# Hardware random number generator Vs. Pseudo random number generator in the battlefield of Markov Chain Monte Carlo processes

I'm implementing a Markov Chain Monte Carlo process for a Quantum Monte Carlo routine, in every book and paper I've read so far the success of the routine and quality of the results strongly depends on the random number generator.

Well I've chosen to implement the code in C++ 2011, and I'm presented with a fair wide selection of pseudo random number generator engines and a non deterministic random number generator (based on the hardware random number generator that most of the modern computers have).

Which is the physical or statistical reason to chose a good random number generator?, and which is best for this purpose, a well studied pseudo random number generator engine or the (I think unpredictable) hardware random number generator?

You can see the engines available here.

• Thenks for the migration @dmckee – Oscar David Arbeláez Apr 16 '13 at 22:00

There is no reason to use hardware random number generation for anything other than full cryptography. For everything else, including computational physics, pseudorandom generators are fine. I would suggest using the Random123 library of Salmon et al.: it's fast, trivially parallelizable, and strong (in particular stronger than Mersenne Twister).

It is important to use a high quality generator, though the quality requirements depend very strongly on the application. An example of what can go wrong: in explicit solvent molecular dynamics, it is common to take time steps on the order of 1 femtosecond ($10^{-15}$ s). A generator with a period of only $2^{32}$ evaluated once per step would be similar to a radiative input with a frequency of $0.2$ MHz. If this is a physically interesting frequency for the system in question, the results would be invalid.

Happily, since there are numerous random generators which both fast and strong enough for essentially all noncryptographic purposes (including both Random123 and Mersenne Twister), there's no real tradeoff in practice.

• Thanks, I'm happy there is so much people with this kind of very specific knowledge that are willing to solve other's doubts, I'll go for the Mersenne Twister for development, then I'l try Random123, thanks again. – Oscar David Arbeláez Apr 16 '13 at 22:02
• Yep, Mersenne Twister will do fine.
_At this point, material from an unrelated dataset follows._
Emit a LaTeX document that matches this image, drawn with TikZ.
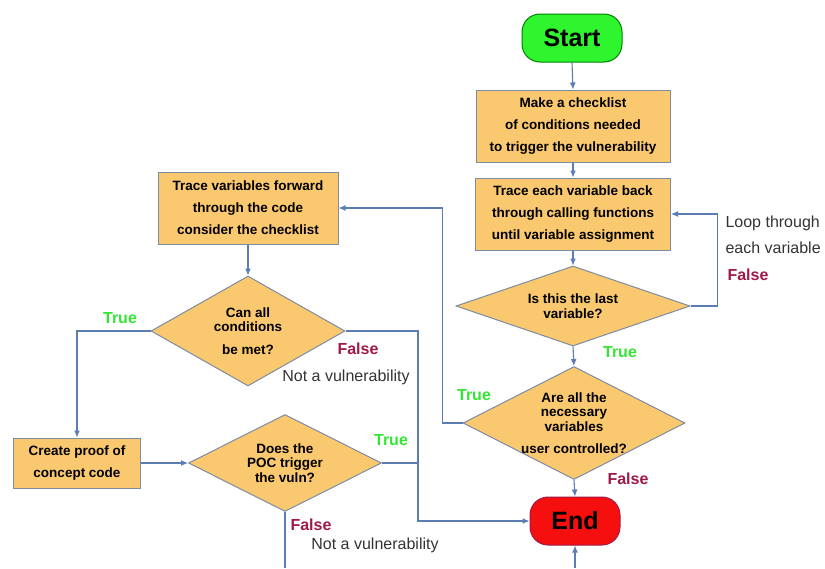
\documentclass[tikz,border=0pt]{standalone}
\usepackage{fontspec}
\setmainfont{Liberation Sans}
\usepackage{tikz}
\usetikzlibrary{positioning, arrows.meta, shapes.geometric, calc}

\definecolor{boxfill}{HTML}{FAC86E}
\definecolor{boxline}{HTML}{7C8CA3}
\definecolor{linkblue}{HTML}{5B7DB3}
\definecolor{truegreen}{HTML}{33E633}
\definecolor{falsered}{HTML}{A01848}
\definecolor{startgreen}{HTML}{2EF52E}
\definecolor{endred}{HTML}{F50F0F}
\definecolor{notegray}{HTML}{333333}

\tikzset{
    process/.style={draw=boxline, fill=boxfill, line width=1pt, align=center,
        inner sep=0pt, font=\bfseries\fontsize{13.5}{22}\selectfont},
    decision/.style={diamond, draw=boxline, fill=boxfill, line width=1pt, inner sep=0pt},
    dtext/.style={align=center, font=\bfseries\fontsize{13.5}{14.5}\selectfont},
    terminal/.style={rounded corners=18pt, line width=1pt, inner sep=0pt,
        minimum height=48pt, font=\bfseries\fontsize{25}{25}\selectfont},
    link/.style={draw=linkblue, line width=1.1pt},
    linkarrow/.style={link, -{Latex[length=7pt,width=6pt]}},
    yes/.style={text=truegreen, font=\bfseries\fontsize{16}{16}\selectfont},
    no/.style={text=falsered, font=\bfseries\fontsize{16}{16}\selectfont},
    note/.style={text=notegray, align=left, font=\fontsize{16}{26}\selectfont}
}

\begin{document}
\begin{tikzpicture}[x=1pt, y=-1pt]
    \useasboundingbox (0,0) rectangle (825,568);

    % right column
    \node[terminal, draw=green!50!black, fill=startgreen, minimum width=100pt] (start) at (572,38) {Start};
    \node[process, minimum width=194pt, minimum height=72pt] (checklist) at (573,126)
        {Make a checklist\\of conditions needed\\to trigger the vulnerability};
    \node[process, minimum width=195pt, minimum height=72pt] (traceback) at (573,214)
        {Trace each variable back\\through calling functions\\until variable assignment};
    \node[decision, minimum width=234pt, minimum height=80pt,
        label={[dtext]center:{Is this the last\\variable?}}] (lastvar) at (573,306) {};
    \node[decision, minimum width=222pt, minimum height=113pt,
        label={[dtext]center:{Are all the\\necessary\\variables\\[8pt]user controlled?}}] (userctl) at (574,423) {};
    \node[terminal, draw=falsered, fill=endred, minimum width=90pt] (stop) at (575,521) {End};

    % left column
    \node[process, minimum width=180pt, minimum height=72pt] (forward) at (248,208)
        {Trace variables forward\\through the code\\consider the checklist};
    \node[decision, minimum width=194pt, minimum height=110pt,
        label={[dtext]center:{Can all\\conditions\\[8pt]be met?}}] (canmet) at (248,331) {};
    \node[process, minimum width=127pt, minimum height=50pt] (poc) at (77,463)
        {Create proof of\\concept code};
    \node[decision, minimum width=193pt, minimum height=97pt,
        label={[dtext]center:{Does the\\POC trigger\\the vuln?}}] (trigger) at (285,463) {};

    \coordinate (bend) at (418,521);
    \coordinate (offpage1) at (285,568);
    \coordinate (offpage2) at (575,568);

    % straight arrows
    \foreach \from/\to in {start/checklist, checklist/traceback, traceback/lastvar,
        lastvar/userctl, userctl/stop, forward/canmet}
    {
        \draw[linkarrow] (\from.south) -- (\to.north);
    }

    % loops and branches
    \draw[linkarrow] (lastvar.east) -- ++(27,0) |- (traceback.east);
    \draw[linkarrow] (userctl.west) -- ++(-20,0) |- (forward.east);
    \draw[linkarrow] (canmet.west) -| (poc.north);
    \draw[linkarrow] (canmet.east) -| (bend) -- (stop.west);
    \draw[linkarrow] (poc.east) -- (trigger.west);
    \draw[link] (trigger.east) -- (bend |- trigger.east);
    \draw[link] (trigger.south) -- (offpage1);
    \draw[linkarrow] (offpage2) -- (stop.south);

    % branch labels
    \node[note, anchor=west] (looptext) at (722,235) {Loop through\\each variable};
    \node[no] (lastno) at (748,275) {False};
    \node[yes] (lastyes) at (620,352) {True};
    \node[yes] (ctlyes) at (474,395) {True};
    \node[no] (ctlno) at (628,479) {False};
    \node[yes] (metyes) at (120,318) {True};
    \node[no] (metno) at (358,349) {False};
    \node[note] (metnote) at (346,377) {Not a vulnerability};
    \node[yes] (pocyes) at (391,440) {True};
    \node[no] (pocno) at (311,525) {False};
    \node[note] (pocnote) at (375,545) {Not a vulnerability};
\end{tikzpicture}
\end{document}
The main reason to use Random123 is easy deterministic parallelism. I believe it also has a C++11 style interface, so the switch should be extremely easy if you end up making it. – Geoffrey Irving Apr 16 '13 at 22:21

Geoffrey already answered the question, but I'd like to add another perspective to it. One of the things you will have to do one way or another is to debug code. It may not necessarily be that you have to debug anything that has to do with the random numbers themselves, but, say, a bug in the function evaluation that depends on the randomly selected sample.

In this case, it is immensely awkward if you use a random number generator that is not deterministic, i.e., that does not produce the same numbers in every run: because if you do use a non-deterministic random number generator and you see a bug, you will not be able to reproduce it the next time you call your program. As a consequence, I've always told my students to use a deterministic random number generator using a fixed seed. Today's RNGs are good enough that one doesn't really have to be afraid that there is not enough entropy in their number sequences, and their deterministic nature allows you to debug programs.